● Work to complete: Pictures within the data are to be left out; everything else must be reproduced exactly.

● Data extract:
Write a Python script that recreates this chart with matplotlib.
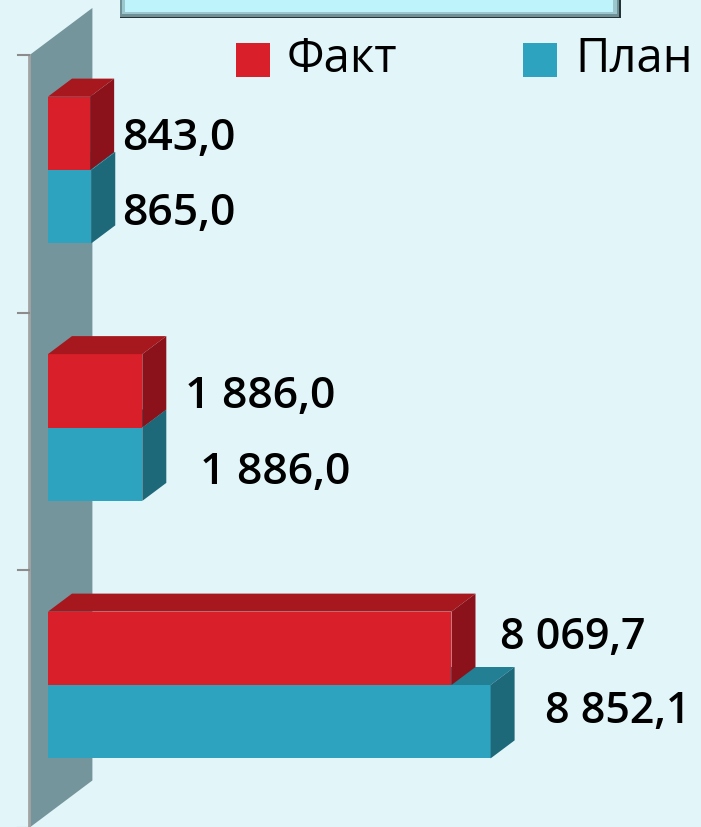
import matplotlib.pyplot as plt
from matplotlib.patches import Polygon, Rectangle
from matplotlib.transforms import IdentityTransform

plt.rcParams['font.family'] = ['Open Sans', 'DejaVu Sans']

# данные
series_names = ['Факт', 'План']
fact = [843.0, 1886.0, 8069.7]
plan = [865.0, 1886.0, 8852.1]

# стиль
BG = '#e2f5f9'
RED = ('#d91f2a', '#a6171e', '#8b121a')    # перед, верх, бок
BLUE = ('#2da3c0', '#237f94', '#1d6879')
WALL = '#74959b'
DX, DY = 24, 18          # глубина 3D в пикселях
BAR_H = 0.285
# сдвиги подписей (пиксели: вправо, вниз)
fact_nudge = [(8, -1), (19, -0.5), (24.5, -17)]
plan_nudge = [(7, 0.5), (34, 2.5), (30.5, -16.5)]
label_size = [32, 32, 31]

W, H = 701, 828
fig = plt.figure(figsize=(W / 100, H / 100), dpi=100)
fig.patch.set_facecolor(BG)
ax = fig.add_axes([48 / W, 13.25 / H, 500 / W, 772.5 / H])
ax.set_xlim(0, 10000)
ax.set_ylim(2.5, -0.5)
ax.axis('off')


def shift(x, y, dx, dy):
    px, py = ax.transData.transform((x, y))
    return ax.transData.inverted().transform((px + dx, py + dy))


def back(x, y, k=1.0):
    return shift(x, y, k * DX, k * DY)


# стенка слева
wall = [back(0, -0.5, -0.79), back(0, -0.5, 1.85), back(0, 2.5, 1.85), back(0, 2.5, -0.79)]
ax.add_patch(Polygon(wall, closed=True, facecolor=WALL, edgecolor='none', clip_on=False, zorder=1))
p0, p1 = back(0, -0.5, -0.79), back(0, 2.5, -0.79)
ax.plot([p0[0], p1[0]], [p0[1], p1[1]], color='#a3a3a3', lw=2, clip_on=False, zorder=2)
for yb in [-0.5, 0.5, 1.5, 2.5]:
    a = back(0, yb, -0.79)
    b = shift(a[0], a[1], -11, 0)
    ax.plot([a[0], b[0]], [a[1], b[1]], color='#8c8c8c', lw=1.5, clip_on=False, zorder=2)

z = 3
for i in range(len(fact)):
    for vals, off, cols, nudge in [(plan, 0.1425, BLUE, plan_nudge), (fact, -0.1425, RED, fact_nudge)]:
        v = vals[i]
        yc = i + off
        y0, y1 = yc - BAR_H / 2, yc + BAR_H / 2
        ax.barh(yc, v, height=BAR_H, color=cols[0], zorder=z, clip_on=False)
        top = [(0, y0), (v, y0), back(v, y0), back(0, y0)]
        side = [(v, y0), (v, y1), back(v, y1), back(v, y0)]
        ax.add_patch(Polygon(top, closed=True, facecolor=cols[1], edgecolor='none', clip_on=False, zorder=z + 0.1))
        ax.add_patch(Polygon(side, closed=True, facecolor=cols[2], edgecolor='none', clip_on=False, zorder=z + 0.2))
        txt = f"{v:,.1f}".replace(",", " ").replace(".", ",")
        ax.annotate(txt, xy=(v, yc), xytext=(DX + nudge[i][0], -nudge[i][1]),
                    textcoords='offset pixels', ha='left', va='center_baseline',
                    fontsize=label_size[i], fontweight='semibold', color='black',
                    zorder=20, annotation_clip=False)
        z += 1

# рамка заголовка (обрезана сверху)
ident = IdentityTransform()
fig.add_artist(Rectangle((120, H - 19), 501, 40, facecolor='#263234', edgecolor='none', transform=ident))
fig.add_artist(Rectangle((120, H - 18), 499, 40, facecolor='#6e9197', edgecolor='none', transform=ident))
fig.add_artist(Rectangle((122, H - 15), 495, 40, facecolor='#9cc6cd', edgecolor='none', transform=ident))
fig.add_artist(Rectangle((125, H - 13), 488, 40, facecolor='#bff3fc', edgecolor='none', transform=ident))

# легенда
for name, col, sx, tx in [(series_names[0], RED[0], 236, 287), (series_names[1], BLUE[0], 523, 575)]:
    fig.add_artist(Rectangle((sx, H - 78), 34, 34, facecolor=col, edgecolor='none', transform=ident))
    fig.text(tx / W, (H - 72) / H, name, fontsize=34, ha='left', va='baseline', color='black')

fig.savefig('out.png', dpi=100, facecolor=BG)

● Answer to the task:
Write a Python script that recreates this chart with matplotlib.
import matplotlib.pyplot as plt
from matplotlib.patches import Polygon, Rectangle
from matplotlib.transforms import IdentityTransform

plt.rcParams['font.family'] = ['Open Sans', 'DejaVu Sans']

# данные
series_names = ['Факт', 'План']
fact = [843.0, 1886.0, 8069.7]
plan = [865.0, 1886.0, 8852.1]

# стиль
BG = '#e2f5f9'
RED = ('#d91f2a', '#a6171e', '#8b121a')    # перед, верх, бок
BLUE = ('#2da3c0', '#237f94', '#1d6879')
WALL = '#74959b'
DX, DY = 24, 18          # глубина 3D в пикселях
BAR_H = 0.285
# сдвиги подписей (пиксели: вправо, вниз)
fact_nudge = [(8, -1), (19, -0.5), (24.5, -17)]
plan_nudge = [(7, 0.5), (34, 2.5), (30.5, -16.5)]
label_size = [32, 32, 31]

W, H = 701, 828
fig = plt.figure(figsize=(W / 100, H / 100), dpi=100)
fig.patch.set_facecolor(BG)
ax = fig.add_axes([48 / W, 13.25 / H, 500 / W, 772.5 / H])
ax.set_xlim(0, 10000)
ax.set_ylim(2.5, -0.5)
ax.axis('off')


def shift(x, y, dx, dy):
    px, py = ax.transData.transform((x, y))
    return ax.transData.inverted().transform((px + dx, py + dy))


def back(x, y, k=1.0):
    return shift(x, y, k * DX, k * DY)


# стенка слева
wall = [back(0, -0.5, -0.79), back(0, -0.5, 1.85), back(0, 2.5, 1.85), back(0, 2.5, -0.79)]
ax.add_patch(Polygon(wall, closed=True, facecolor=WALL, edgecolor='none', clip_on=False, zorder=1))
p0, p1 = back(0, -0.5, -0.79), back(0, 2.5, -0.79)
ax.plot([p0[0], p1[0]], [p0[1], p1[1]], color='#a3a3a3', lw=2, clip_on=False, zorder=2)
for yb in [-0.5, 0.5, 1.5, 2.5]:
    a = back(0, yb, -0.79)
    b = shift(a[0], a[1], -11, 0)
    ax.plot([a[0], b[0]], [a[1], b[1]], color='#8c8c8c', lw=1.5, clip_on=False, zorder=2)

z = 3
for i in range(len(fact)):
    for vals, off, cols, nudge in [(plan, 0.1425, BLUE, plan_nudge), (fact, -0.1425, RED, fact_nudge)]:
        v = vals[i]
        yc = i + off
        y0, y1 = yc - BAR_H / 2, yc + BAR_H / 2
        ax.barh(yc, v, height=BAR_H, color=cols[0], zorder=z, clip_on=False)
        top = [(0, y0), (v, y0), back(v, y0), back(0, y0)]
        side = [(v, y0), (v, y1), back(v, y1), back(v, y0)]
        ax.add_patch(Polygon(top, closed=True, facecolor=cols[1], edgecolor='none', clip_on=False, zorder=z + 0.1))
        ax.add_patch(Polygon(side, closed=True, facecolor=cols[2], edgecolor='none', clip_on=False, zorder=z + 0.2))
        txt = f"{v:,.1f}".replace(",", " ").replace(".", ",")
        ax.annotate(txt, xy=(v, yc), xytext=(DX + nudge[i][0], -nudge[i][1]),
                    textcoords='offset pixels', ha='left', va='center_baseline',
                    fontsize=label_size[i], fontweight='semibold', color='black',
                    zorder=20, annotation_clip=False)
        z += 1

# рамка заголовка (обрезана сверху)
ident = IdentityTransform()
fig.add_artist(Rectangle((120, H - 19), 501, 40, facecolor='#263234', edgecolor='none', transform=ident))
fig.add_artist(Rectangle((120, H - 18), 499, 40, facecolor='#6e9197', edgecolor='none', transform=ident))
fig.add_artist(Rectangle((122, H - 15), 495, 40, facecolor='#9cc6cd', edgecolor='none', transform=ident))
fig.add_artist(Rectangle((125, H - 13), 488, 40, facecolor='#bff3fc', edgecolor='none', transform=ident))

# легенда
for name, col, sx, tx in [(series_names[0], RED[0], 236, 287), (series_names[1], BLUE[0], 523, 575)]:
    fig.add_artist(Rectangle((sx, H - 78), 34, 34, facecolor=col, edgecolor='none', transform=ident))
    fig.text(tx / W, (H - 72) / H, name, fontsize=34, ha='left', va='baseline', color='black')

fig.savefig('out.png', dpi=100, facecolor=BG)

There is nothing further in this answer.